The ministry’s Public Transportation Director Ahmad Yani said a dependency on incentive-driven payments and low fixed rates per kilometer was a safety risk as it led to drivers overworking.
Yani said Grab paid 1,200 rupiah ($0.085) per km (0.6 miles) with a focus on bonuses, while Go-Jek’s rate was 1,400 rupiah ($0.099) per km.
The officials said fixed fare ranges for motor bikes were still being finalized, but would be implemented from March.
Fixed rates for ride-hailing cars will start in June and be set at 3,500 to 6,000 rupiah ($0.43) per km in the islands of Java, Sumatra, and Bali.
The drivers were pushing for increases to a standard fare of 3,000 to 4,000 rupiah per km.
The firms told Reuters they welcomed the new rules, though they had not seen details of the motor bike regulations.
“Grab believes the government will develop the best regulatory framework and hopes that all stakeholders will be included in the process,” said the company’s Head of Public Affairs Tri Sukma Anreianno.
A Go-Jek spokesman said: “We support the government’s spirit to encourage our driver partners … and hope the regulation will have a positive impact on the sustainability of drivers’ income … and fair business competition.”

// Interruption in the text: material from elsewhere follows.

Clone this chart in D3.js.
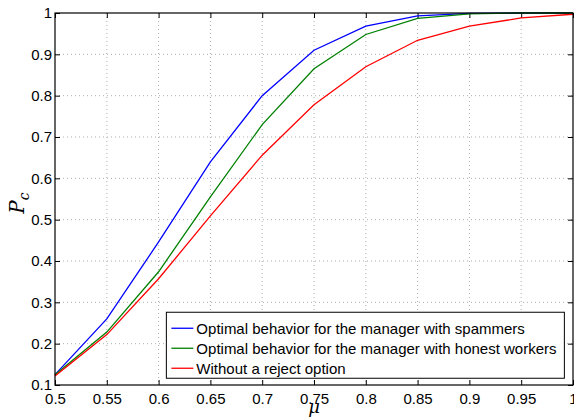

However, both transport officials said the companies are worried about the pending regulation since they have spent heavily on driver subsidies to slash their customer rates and build their businesses.
“Grab and Go-Jek have told me they would prefer there was no regulation,” said Yani. “Due to the competition between them … they are scared what could happen if they don’t keep up with each other.”
Indonesia’s Supreme Court blocked a previous transport ministry attempt to fix ride-hailing rates in 2017 after drivers sued saying the rules favored the taxi firms.
Both ministry officials said the new regulations met anti-competition standards and followed extensive discussions with driver syndicates.
Grab and Go-Jek drivers welcomed the prospect of standard fares.
“I have been working for Grab since 2015. Before, I could earn 300,000 to 400,000 rupiah per day. Now, I can only get 150,000 rupiah,” said Grab motor bike chauffeur Hermansyah.
Another driver, who had worked for both companies, said neither provided much protection, leading drivers to bear operational costs. He asked not to be identified since he had a role in organizing protests.
The fixed rates will be a challenge to a business model that has depended on cheap passenger prices for growth and could undermine innovation.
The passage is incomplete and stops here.